Security forces patrol a street in the district of Al-Waar in the flashpoint city of Homs on May 2.
The Syrian Observatory for Human Rights, which covers the opposition movement against President Bashar al-Assad's regime, says a rebel ambush in northern Syria has killed 15 government forces.

The group claimed the troops, including two colonels, were killed May 2 in the northern province of Aleppo.

It said two rebels were killed.

The report could not be independently confirmed.

The report comes a day after opposition fighters claimed they killed at least 12 government troops in the eastern province of Deir al-Zor and at least 10 people died in a mortar attack in Syria's northern Idlib Province.

On April 30, multiple blasts in Idlib left at least 20 people dead.

The fighting comes as a team of United Nations monitors is in Syria, attempting to uphold an internationally backed cease-fire.
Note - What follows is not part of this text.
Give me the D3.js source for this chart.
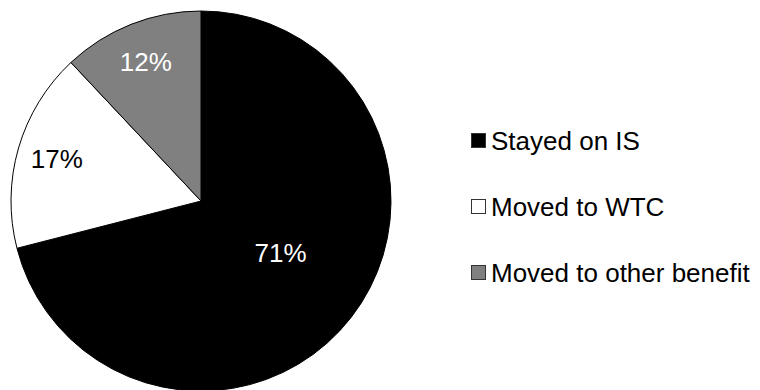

The UN says it is aiming to deploy all 300 monitors approved by the Security Council by the end of May.

UN Under-Secretary-General for Peacekeeping Operations Herve Ladsous told reporters on May 1 that there are currently 24 peacekeepers on the ground, and about 150 observers committed to the mission thus far.

The observers are monitoring a shaky cease-fire which has been in place since April 12.

Ladsous said the observers are reporting violations of the cease-fire by both President Bashar Al-Assad's security forces and opposition groups.

The monitors have been criticized for staying indoors on Fridays, when mass demonstrations have traditionally taken place during the 14-month-long uprising.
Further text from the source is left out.